After consulting with three separate doctors, all of whom wholeheartedly rejected the idea of inoculating me, our grandson’s pediatrician shared that it wouldn’t be necessary after all. Still, had the parents’ concern remained, I would have honored them even if it meant delaying meeting my grandson. 

Not a day goes by that I don’t wish my mama was alive, mainly to thank her for always supporting my decisions with my own three boys through many years. Above all, I want to be that grandma and compassionately support the convictions my son and daughter carry for their own child.

Our ability to discern the difference between belief and opinion, necessity and compromise is the most breathtaking part of our humanity…and our compassion. 

“The Agony of Choice.” Along with a right to “decide” comes great responsibility and the increasing obligation to become educated and even enlightened. 

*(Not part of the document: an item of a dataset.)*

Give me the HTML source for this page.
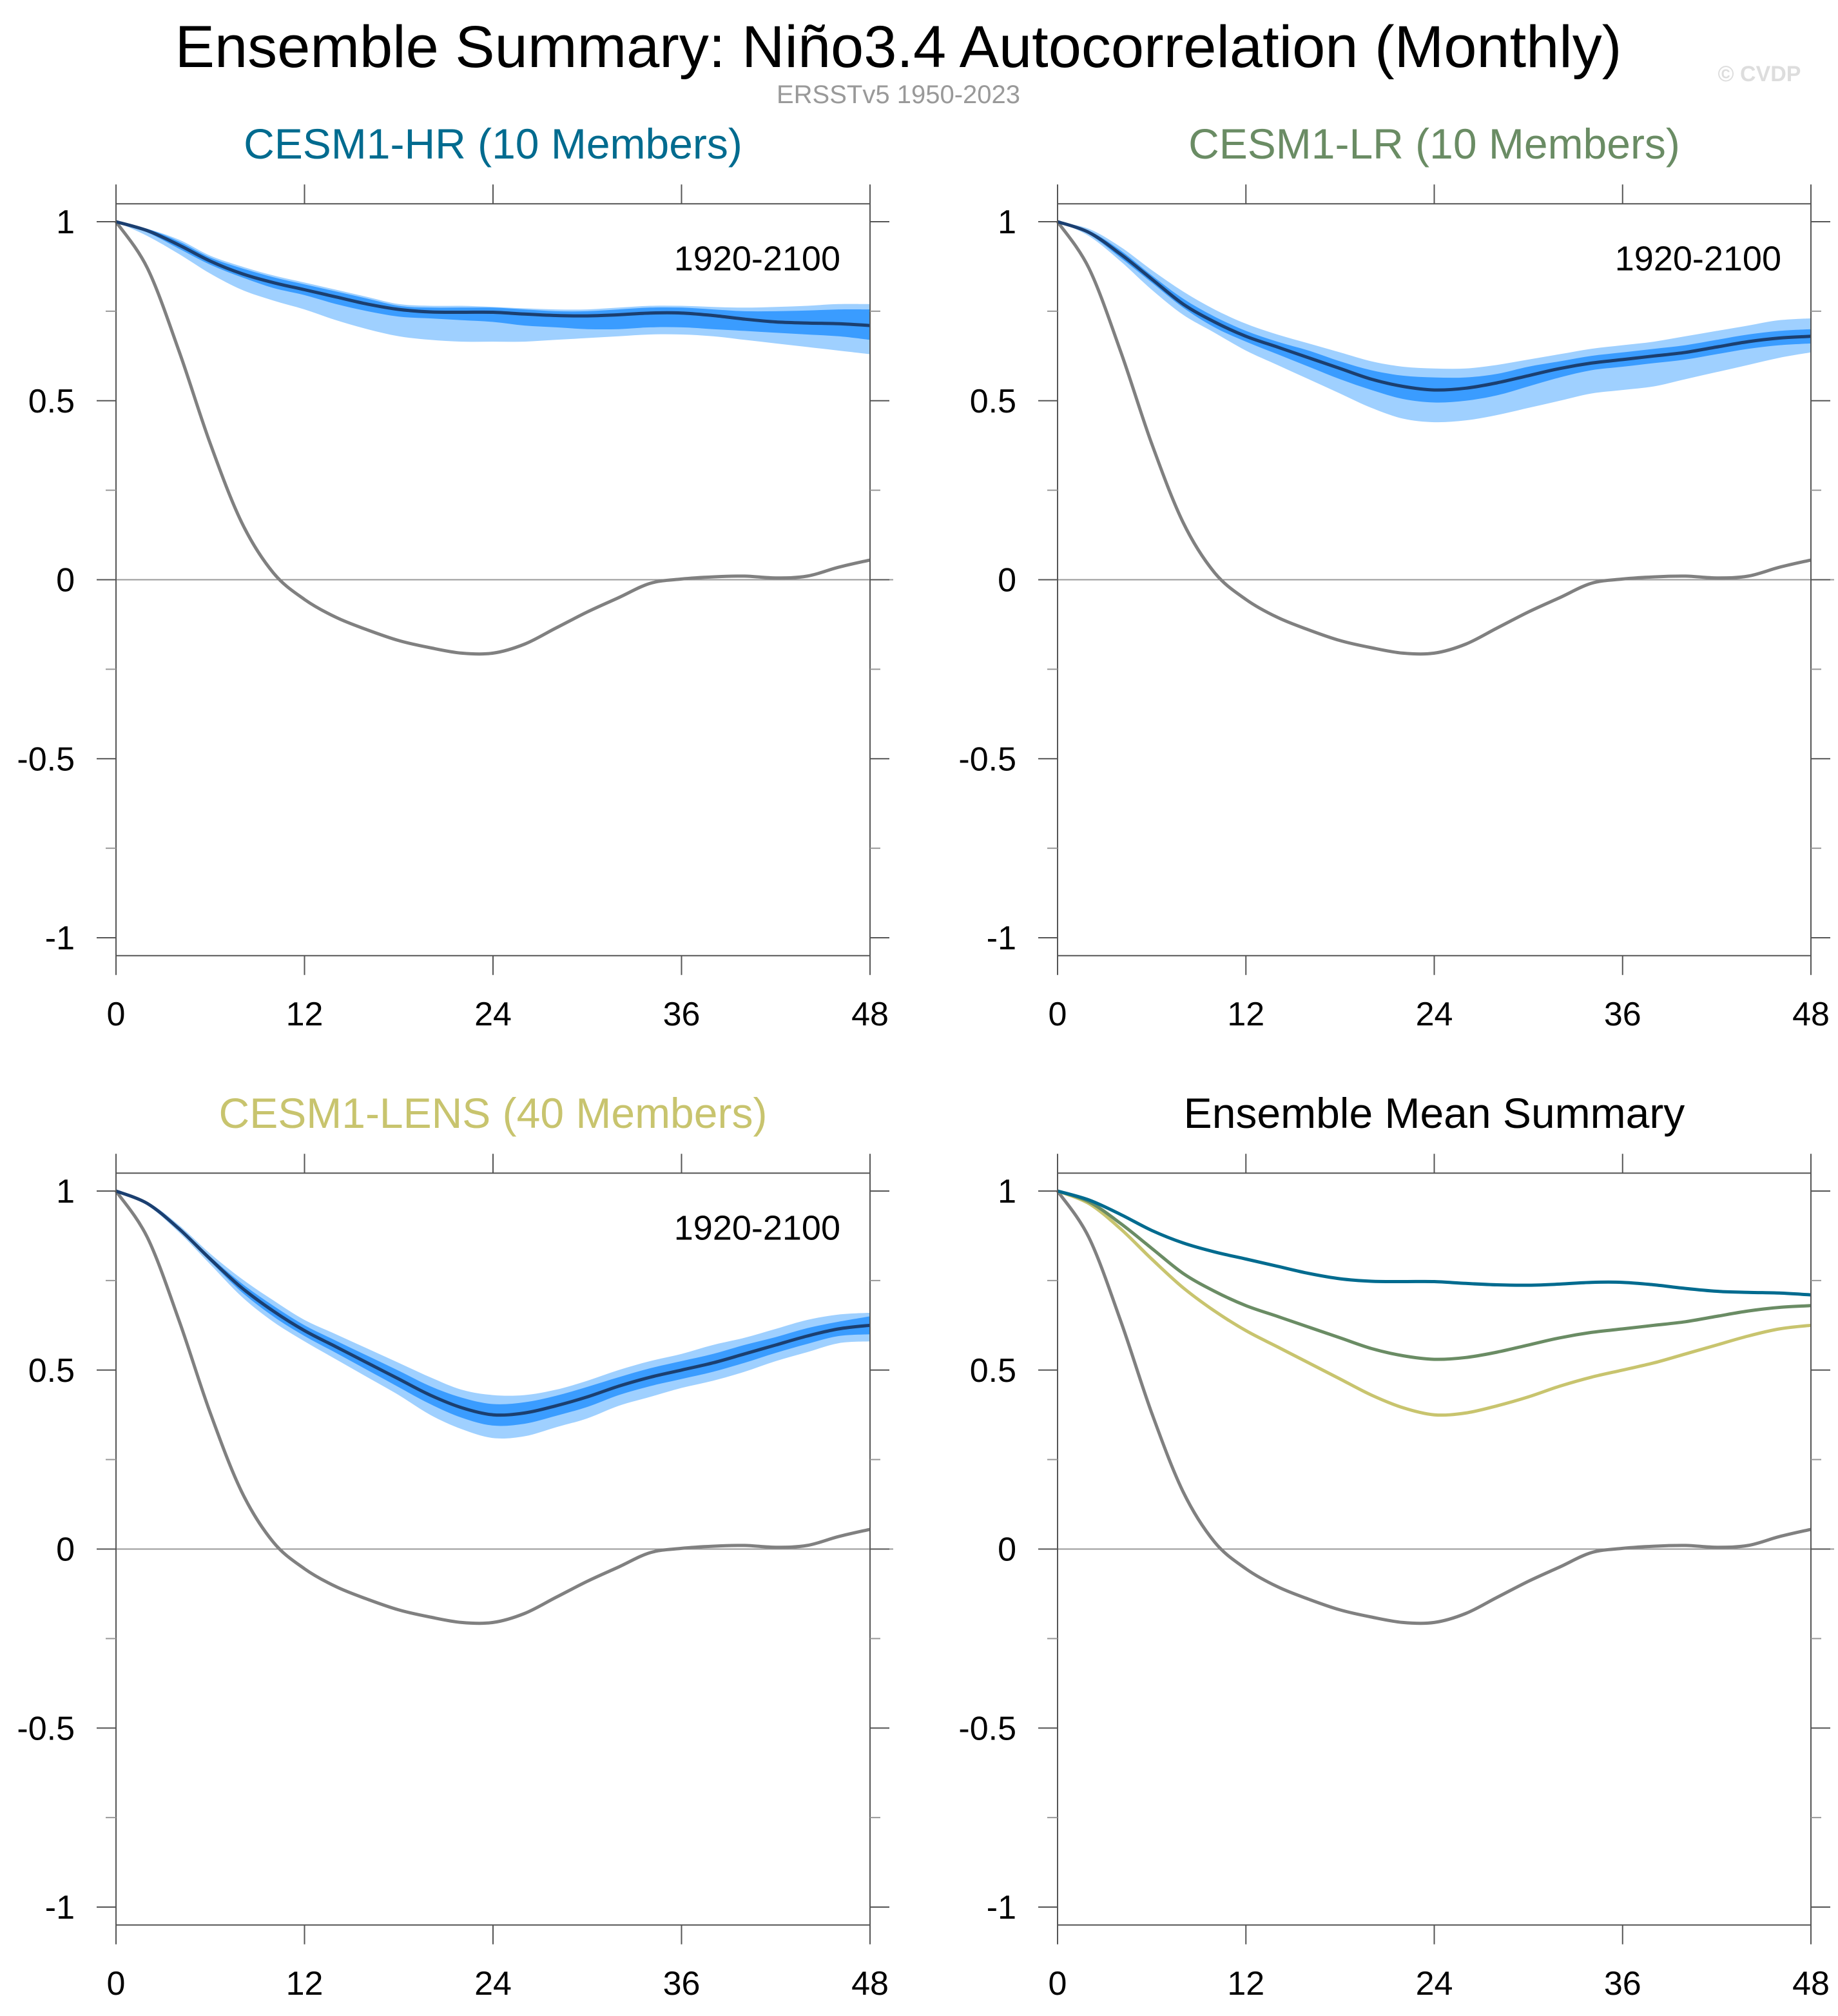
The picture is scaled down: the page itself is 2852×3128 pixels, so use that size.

I guess, what I am trying to say is that personal choice must be the overarching consideration as we move forward in this new day. That choice comes with a solemn duty to invest and engage—

1.     Understand your own body—listen to the signals it gives you and watch for signs of reaction or deficiency surrounding substances and for God’s sake food

2.     Be aware of your own health history—keep a personal file of all doctor’s reports/visits/surgeries/interactions in chronological order, interview your parents, relatives, friends to find out what they know or have observed about you

3.     Research everything—there is no excuse for ignorance in this information economy

4.     Find a doctor who is educated and who you trust

5.     Interview your living family relatives—find out about prevailing health issues, vaccination interactions, causes of death

6.     Demand [demand, demand] specific information about anything before you agree to put it in your own body, or especially in the body of your children

NOTE: this includes not only “active ingredients” but all fillers/carriers/additives included in the vaccine [oral or inoculated]

7.     Refuse to receive anything from anyone who is not willing to provide explicit information about who developed it, how it was developed, how it was tested, what it contains

It’s extraordinary we live in a time when information is at our fingertips if we are willing to open our minds.